Straight Guy, Gay World

Chris Azzopardi
By | 2009-11-19T09:00:00-04:00 November 19th, 2009|Entertainment|

DJ Dave Aude talks about mixing for the music industry’s top dogs

Dave Audé might be the gayest non-gay person you don’t know. But you’ve probably heard his work – mixes of Lady Gaga’s “Poker Face” and The Pussycat Dolls’ “When I Grow Up,” both part of a two-disc dance set out this month, “Ultra 2010.” The longtime DJ, who’s worked for just about everyone that matters in the music biz (he’s recently been pitched Mariah Carey and Rihanna singles), caught up with Between The Lines before his Nov. 25 gig at Menjo’s in Detroit.
Audé chatted about the “weird” people he’s mixed for, what it’s like being a straight man in a gay world, and why he’s like Lady Gaga.
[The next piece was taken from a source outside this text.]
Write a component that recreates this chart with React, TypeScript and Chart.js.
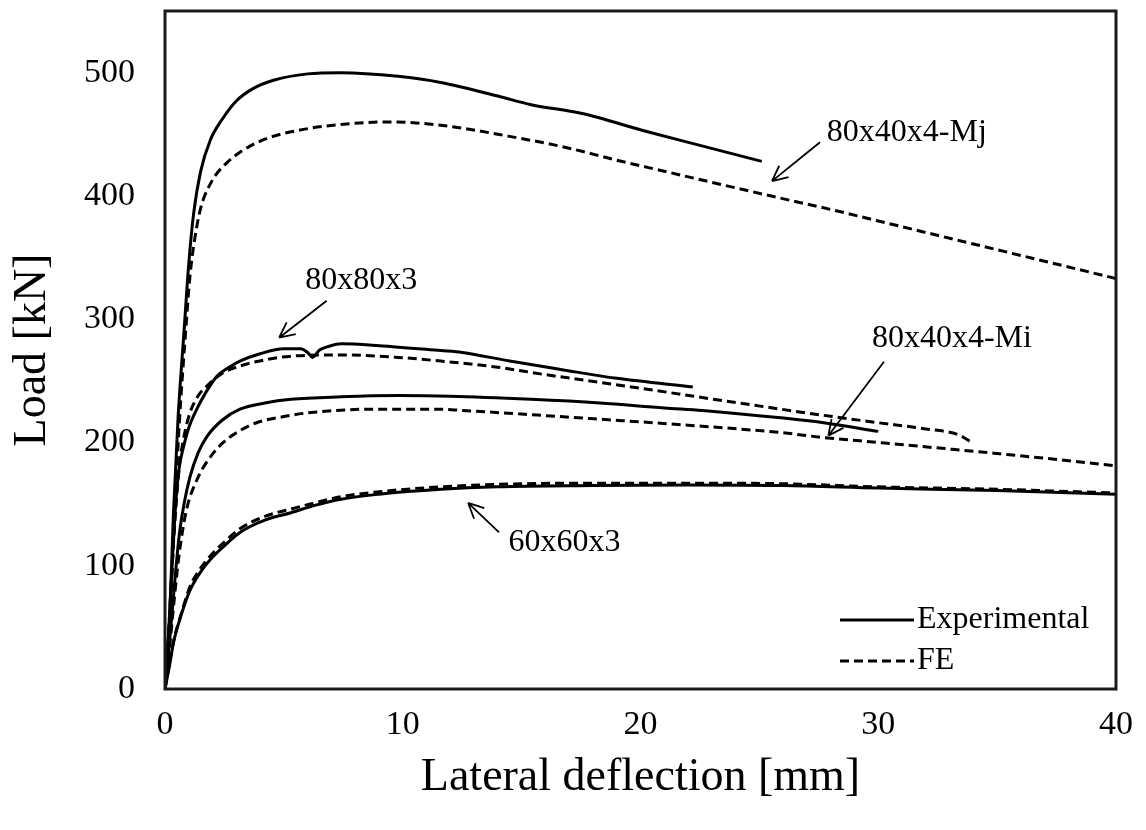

Forty-two No. 1 Billboard hits – that’s huge. Congratulations on that.
Forty-two … so far. Considering I had four last year – yeah, it’s pretty crazy.

Your ego must be deservedly huge right now.
No, no, no, no. I’ve worked very hard for many years to get to where I’m at now. It’s taken time.

How did you get into mixing music?
I’ve always done this. I got into this when I was 23, and I’ve been making music since I was 13 when I got my first keyboard. I got a synthesizer, actually – in the ’80s. I won’t tell you exactly when (laughs). So I grew up learning to play a synthesizer, and in the early ’90s I went to my first underground house club. And it changed my life.

Tell me about some of your favorite mixes on this album.
I love the Fedde le Grand track (“Let Me Be Real”). These are all just pretty huge club songs – Axwell and Angello’s “Leave the World Behind” is a classic now. It’s pretty much played in every club right now. Pitbull is huge. And you can’t go anywhere without hearing David Guetta.

Will you be spinning some of these songs during your Detroit set?
Yeah, I’m definitely spinning a couple of these songs in my set right now because of the CD.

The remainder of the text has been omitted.